A raíz de un ensayo del novelista estadounidense Jonathan Franzen sobre su compatriota y colega Edith Wharton, a quien acusa de no ser físicamente agraciada, se reaviva el debate sobre la importancia de las circunstancias de vida en la obra de un escritor.
Desde hace por lo menos dos siglos (y posiblemente más) la crítica literaria se debate entre el texto y el autor, entre analizar las características de personalidad de quien escribe los libros o enfocarse únicamente en estos y sus propiedades intrínsecas. Por citar solo un ejemplo, recordemos que ese fue el error imperdonable que Proust imputó a Saint-Beuve, uno de los críticos más importantes del mundillo literario francés que creía firmemente que para juzgar la obra de un escritor antes había que conocer las amistades de este, asistir a los mismos salones y saber qué círculos sociales lo admitían y cuáles lo rechazaban.
Ahora la polémica se aviva por un ensayo recientemente escrito y publicado por el escritor estadounidense Jonathan Franzen sobre su compatriota Edith Wharton, quien, en palabras de Franzen (y esto ha sido lo que más irritó al respetable), distaba mucho de poder considerarse una beldad: “tenía una desventaja potencialmente redentora: no era bonita”.
Si bien es cierto que el valor estético de una persona es, por decir lo menos, discutible, en el caso de aquellos que deciden entregarse a una labor netamente intelectual como la literatura importa todavía menos. De ahí que las palabras del novelista se hayan tomado como un intento de juzgar y calificar la belleza de una mujer antes de discutir sus méritos.
En este punto, sin embargo, se plantea un dilema interesante, pues por motivos que no es fácil dilucidar, parece ser cierto lo que plantea Laura Miller en la revista electrónica Salon, que el atractivo impacta mucho menos en la reputación de los hombres que en el de las mujeres, incluso sin tomar en cuenta su ocupación cotidiana. Dice Miller, poniendo un ejemplo ingenioso y ya situado de lleno en la literatura y su recepción, que es difícil imaginar a un Lord Byron feo.
En las mujeres la falta de atractivo genera ciertas reacciones que podrían tener su equivalente en la “hombría” de un escritor, en su incapacidad para satisfacer sexualmente a una mujer. Recientemente fueron revelados detalles de este talante sobre la vida de Saul Bellow, quien sostenía un affaire con la esposa de un amigo al tiempo que esta divulgaba historias sobre la poca potencia sexual del escritor.

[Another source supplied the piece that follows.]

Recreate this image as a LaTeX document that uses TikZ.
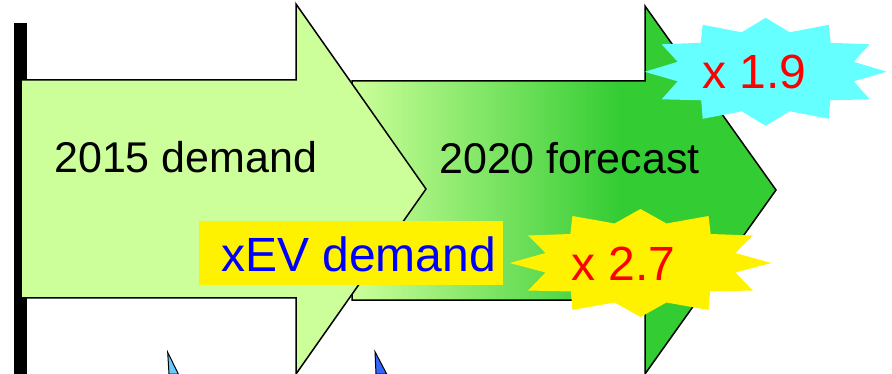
\documentclass[tikz,border=0pt]{standalone}
\usepackage{fontspec}
\setmainfont{Liberation Sans}
\definecolor{lgreen}{HTML}{CCFF99}
\definecolor{dgreen}{HTML}{33CC33}
\definecolor{cyanb}{HTML}{66FFFF}
\definecolor{lblue}{HTML}{66CCFF}
\definecolor{rblue}{HTML}{3366FF}
\tikzset{
  outline/.style={draw=black, line width=1.5pt, line join=miter},
  bigtxt/.style={font=\fontsize{43}{50}\selectfont, inner sep=0pt, anchor=base west},
  hugetxt/.style={font=\fontsize{48}{56}\selectfont, inner sep=0pt, anchor=base west},
  burst/.pic={
    \path[pic actions] (0,-54) -- (24,-39.5) -- (63,-47) -- (65,-29) -- (104,-27.5) -- (88,-10) -- (121,0)
      -- (88,9.5) -- (104,27.5) -- (64.5,28.5) -- (63,47) -- (24,39.5) -- (0,54)
      -- (-24,39.5) -- (-63,47) -- (-64.5,28.5) -- (-104,27.5) -- (-88,9.5) -- (-121,0)
      -- (-88,-10) -- (-104,-27.5) -- (-65,-29) -- (-63,-47) -- (-24,-39.5) -- cycle;
  }
}
\begin{document}
\begin{tikzpicture}[x=1pt, y=-1pt]
\useasboundingbox (0,0) rectangle (892,374);
% black bar
\fill[black] (14,23) rectangle (27,374);
% second arrow (gradient)
\begin{scope}
  \clip (352,81) -- (645,81) -- (645,6) -- (776,190) -- (645,374) -- (645,300) -- (352,300) -- cycle;
  \shade[left color=lgreen, right color=dgreen] (352,0) rectangle (620,374);
  \fill[dgreen] (619.5,0) rectangle (780,374);
\end{scope}
\draw[outline] (352,81) -- (645,81) -- (645,6) -- (776,190) -- (645,374) -- (645,300) -- (352,300) -- cycle;
% first arrow
\draw[outline, fill=lgreen] (21,80) -- (296,80) -- (296,4) -- (426,189) -- (296,374) -- (296,298) -- (21,298) -- cycle;
% small blue arrow tips at the bottom
\draw[line width=1pt, fill=lblue] (167.7,352.3) -- (178.3,374) -- (169,374) -- cycle;
\draw[line width=1pt, fill=rblue] (375,351.7) -- (386.7,374) -- (376,374) -- cycle;
% xEV box
\fill[yellow] (199,221) rectangle (503,285);
% bursts
\pic[fill=cyanb] at (765.7,71.8) {burst};
\pic[fill=yellow, xscale=1.08] at (640.5,263) {burst};
% texts
\node[bigtxt] (t2015) at (54,173) {2015 demand};
\node[bigtxt] (t2020) at (439,174) {2020 forecast};
\node[hugetxt, text=blue] (txev) at (221,272) {xEV demand};
\node[hugetxt, text=red] (t19) at (702,89) {x 1.9};
\node[hugetxt, text=red] (t27) at (571,280) {x 2.7};
\end{tikzpicture}
\end{document}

Y las anécdotas podrían multiplicarse casi hasta el infinito —porque, hay que decirlo, por lo regular el tránsito irregular de los escritores, esos destinos peculiares que no por casualidad terminan llevándolos a las orillas de la vida donde la literatura es uno de los pocos asideros estables, están llenas de detalles curiosos. Al respecto dice Miller:
Los grandes novelistas, hombres y mujeres, frecuentemente tienen cualidades personales que los marginan socialmente pero que también les ofrece una percha tranquila desde donde observan a los otros. La frustración los puede espolear para escribir sobre lo que ven.
¿A qué nos lleva esto? Puede ser a una de esas respuestas manidas según la cual debe existir una separación tajante entre el escritor y su obra, una donde los vasos comunicantes entre la biografía y la letra estén taponados y clausurados irremediablemente. Pero sabemos bien que esto oscila entre lo imposible y lo innecesario.
Quizá habría entender, como Proust lo hizo en cierto momento, que si bien los detalles de la vida de un autor son netamente circunstanciales e importan casi tanto como el lugar y la hora donde adquirimos su libro, es el genio literario lo que convierte todo eso en literatura y, paradójicamente, sin esa supuesta banalidad del mundo y sus trivialidades la literatura carecería de la sustancia que puede llegar a conmovernos. Al respecto dice el narrador de la Recherche a propósito del viejo Bergotte:
Se disculpaba ante sí mismo porque sabía que nunca podía producir tan bien como en la atmósfera de sentirse enamorado. El amor es demasiado decir, el placer un poco enraizado en la carne ayuda al trabajo de las letras porque anula los demás placeres, por ejemplo, los placeres de la sociedad, que son los mismos para todo el mundo. Y aunque este amor produzca desilusiones, al menos agita también la superficie del alma, que sin esto podría llegar a estancarse. El deseo no es, pues, inútil para el escritor, primero porque le aleja de los demás hombres y de adaptarse a ellos, después porque imprime movimiento a una máquina espiritual que, pasada cierta edad, tiende a inmovilizarse. No se llega a ser feliz, pero se hacen observaciones sobre las causas que impiden serlo y que sin esas bruscas punzadas de la decepción permanecerían invisibles.